Thursday, June 13, 2002
Knip's Eye View
Trucks full of crab create party fun
Things you don't expect when attending a fund-raiser: Guests eating crab meat salad from orange day-glow dump trucks. Or nuns square dancing. But we saw both at a pair of innovative parties last week.
Party the first: That would be A Day in the Garden, a luncheon thrown by Taft Museum of Art docents. In the past it was always at the Taft, but this year it was at Peterloon because of construction at the Taft.
The deal with this one is each of the 18 hostess selects a theme for her table, then hires her own florists and caterers so there's all kinds of variety going on.
The result is always an incredible and creative array of stuff you don't expect.
Like Cathy Crain's table. The theme was Under Construction, in honor of the Taft's makeover, and it came equipped with pink day-glow hard hats, soup in sand pails and crab meat in orange plastic dump trucks.
Crain had Jeff Thomas Catering do the food and Robin Wood, late of Channel 12 and a bunch of radio stations, do the flowers. Not a roomy table, but fun to look at.
Or B.J. Foreman's It's a Dog's Life, where the food came in doggie dishes and diners stared at a fireplug centerpiece. Or I Dream of Africa, where Janice Hartman, Suzanne Arnold and Suzanne Lakamp had potted palms and mosquito netting draped over the table. Very Kenya.
The tables were so amazing that Wood, after a tour of the dining tent, wondered Who needs food? It's enough to just to look. She nevertheless punished her chow right nicely.
And so amazing that Phyllis Weston, director of Closson's Gallery, decided most tables were works of art in themselves.
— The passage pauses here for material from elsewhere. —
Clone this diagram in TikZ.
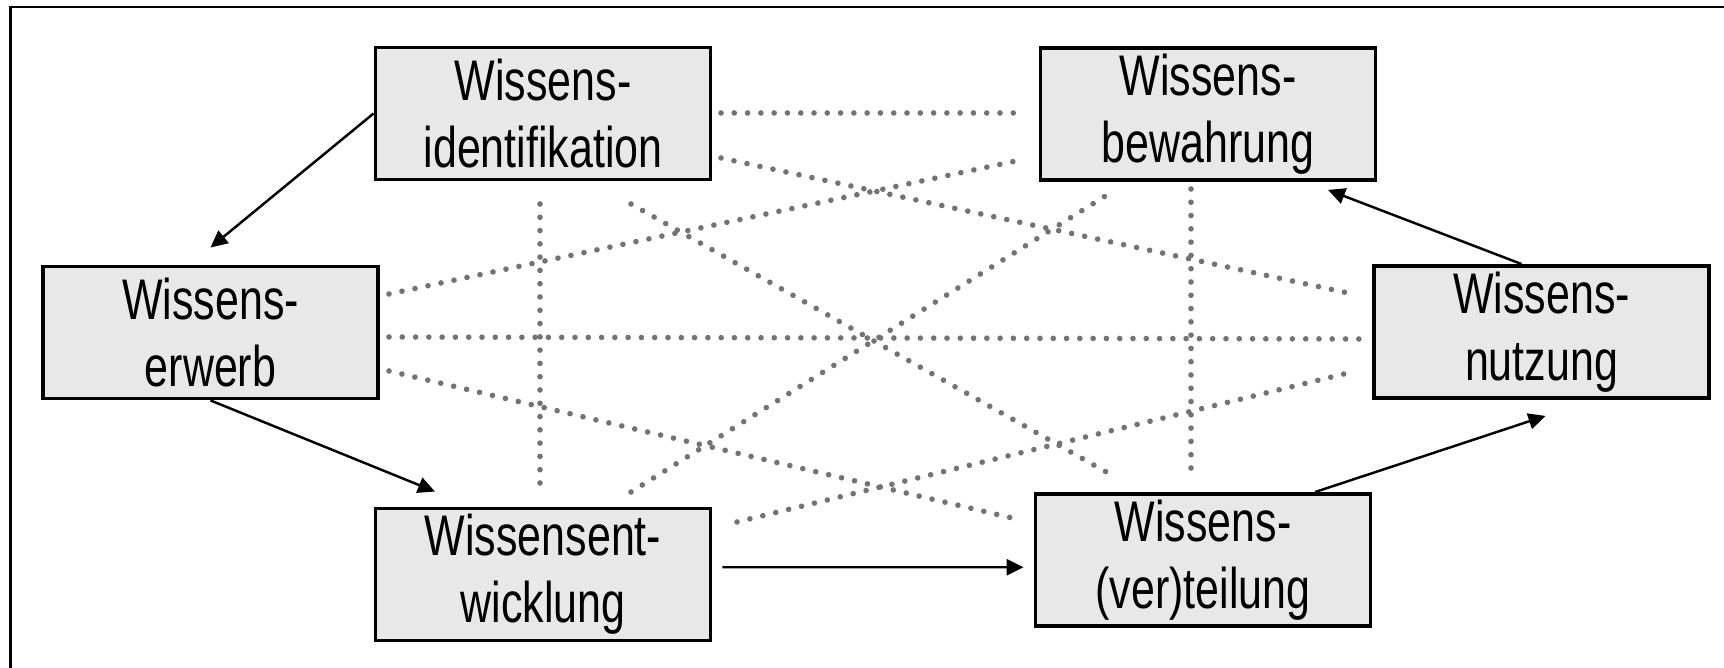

Definitely worth a trip to Indian Hill in the middle of the work day.
Party the second: Elsewhere on the fund-raising circuit where you gotta keep coming up with something different or lose the audience, the Sisters of Saint Francis in Oldenburg, Ind., got creative as all get-out last weekend at their Reconnect with the Land fund-raiser for Michaela Farm.
Not your dressed-to-the-hilt, black-tie do, this, it was food at picnic tables, an auction and square dance engineered by Sister Ann Marie Quinn, OSF. In a real barn, mind you.
But it worked. Veteran square dance caller Chris Mitchell of Covington came out of his early retirement he gave it up in the last decade after calling all over the world in his teens and 20s to teach the clumsy how to look moderately graceful.
And yeah, it was hot and the barn was full of hay smells, but people were taken with it because it was so different. (Especially the 20 homemade wines, including dandelion, raspberry and watermelon.)
As for Mitchell, he's thinking of taking up calling again on a limited basis for benefits and private parties, continuing his mission to make the clumsy graceful.